### [RECORDED DATA]
◆ ◆ ◆

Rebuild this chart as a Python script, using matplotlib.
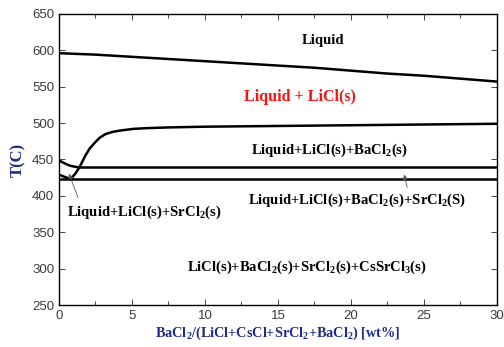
import matplotlib
matplotlib.use("Agg")
import matplotlib.pyplot as plt
from matplotlib.ticker import MultipleLocator

plt.rcParams['mathtext.fontset'] = 'custom'
plt.rcParams['mathtext.bf'] = 'Liberation Serif:bold'
plt.rcParams['mathtext.rm'] = 'Liberation Serif'
plt.rcParams['mathtext.it'] = 'Liberation Serif:italic'

# liquidus (upper boundary)
liq_x = [0, 2.5, 5, 7.5, 10, 12.5, 15, 17.5, 20, 22.5, 25, 27.5, 30]
liq_t = [596, 594, 591, 588, 585, 582, 579, 576, 572, 568, 565, 561, 557]

# rising boundary (Liquid+LiCl / Liquid+LiCl+BaCl2)
rise_x = [0.8, 1.1, 1.4, 1.8, 2.1, 2.5, 2.8, 3.2, 3.7, 4.3, 5.1, 6, 7.5, 10, 15, 20, 25, 30]
rise_t = [423, 430, 439, 455, 465, 474, 480, 485, 488, 490, 492, 493, 494, 495, 496, 497, 498, 499]

# left boundary from SrCl2 side
left_x = [0, 0.25, 0.5, 0.75, 1.0, 1.4]
left_t = [449, 446, 443.5, 441.5, 440.3, 439]

# short slant at the left below
slant_x = [0, 0.8]
slant_t = [429, 423]

# isotherms
iso_upper = 439
iso_upper_x = [1.4, 30]
iso_lower = 423
iso_lower_x = [0, 30]

label_color = '#1f2a8a'

fig = plt.figure(figsize=(5.04, 3.47), dpi=100)
ax = fig.add_axes([0.117, 0.121, 0.869, 0.839])

lw = 1.8
ax.plot(liq_x, liq_t, color='black', lw=lw)
ax.plot(rise_x, rise_t, color='black', lw=lw)
ax.plot(left_x, left_t, color='black', lw=lw)
ax.plot(slant_x, slant_t, color='black', lw=lw)
ax.plot(iso_upper_x, [iso_upper, iso_upper], color='black', lw=lw)
ax.plot(iso_lower_x, [iso_lower, iso_lower], color='black', lw=lw)

ax.set_xlim(0, 30)
ax.set_ylim(250, 650)
ax.xaxis.set_major_locator(MultipleLocator(5))
ax.xaxis.set_minor_locator(MultipleLocator(2.5))
ax.yaxis.set_major_locator(MultipleLocator(50))
ax.tick_params(which='both', direction='in', top=True, right=True,
               labelsize=9.5, labelcolor='#3a3a3a', width=0.7, color='#444444')
ax.tick_params(which='major', length=4)
ax.tick_params(which='minor', length=3)
for lab in ax.get_xticklabels() + ax.get_yticklabels():
    lab.set_family('Liberation Sans')
for s in ax.spines.values():
    s.set_linewidth(1.0)

serif = 'Liberation Serif'
fs = 10.5
ax.text(18.1, 614, 'Liquid', ha='center', va='center', fontsize=fs,
        fontweight='bold', family=serif)
ax.text(16.5, 536, 'Liquid + LiCl(s)', ha='center', va='center', fontsize=11.5,
        fontweight='bold', family=serif, color='#ff1010')
ax.text(18.5, 463, r'Liquid+LiCl(s)+BaCl$_\mathbf{2}$(s)', ha='center', va='center',
        fontsize=fs, fontweight='bold', family=serif)
ax.text(20.4, 394, r'Liquid+LiCl(s)+BaCl$_\mathbf{2}$(s)+SrCl$_\mathbf{2}$(S)', ha='center',
        va='center', fontsize=fs, fontweight='bold', family=serif)
ax.text(5.85, 378, r'Liquid+LiCl(s)+SrCl$_\mathbf{2}$(s)', ha='center', va='center',
        fontsize=fs, fontweight='bold', family=serif)
ax.text(17.0, 302, r'LiCl(s)+BaCl$_\mathbf{2}$(s)+SrCl$_\mathbf{2}$(s)+CsSrCl$_\mathbf{3}$(s)',
        ha='center', va='center', fontsize=fs, fontweight='bold', family=serif)

arrow = dict(arrowstyle='-|>', color='#555555', lw=0.6, mutation_scale=7)
ax.annotate('', xy=(0.62, 434), xytext=(1.37, 394), arrowprops=arrow)
ax.annotate('', xy=(23.6, 433), xytext=(23.9, 408), arrowprops=arrow)

ax.set_xlabel(r'BaCl$_\mathbf{2}$/(LiCl+CsCl+SrCl$_\mathbf{2}$+BaCl$_\mathbf{2}$) [wt%]',
              fontsize=10.3, fontweight='bold', family=serif, color=label_color, labelpad=2)
ax.set_ylabel('T(C)', fontsize=12, fontweight='bold', family=serif, color=label_color,
              labelpad=4)

fig.savefig('out.png', dpi=100)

◆ ◆ ◆

### [EXERCISE DIRECTIONS]
Give again, word for word, every line from the top of the data above to the line holding "from matplotlib.ticker import MultipleLocator", inclusive, with the pictures left out.

### [EXERCISE OUTPUT]
Rebuild this chart as a Python script, using matplotlib.
import matplotlib
matplotlib.use("Agg")
import matplotlib.pyplot as plt
from matplotlib.ticker import MultipleLocator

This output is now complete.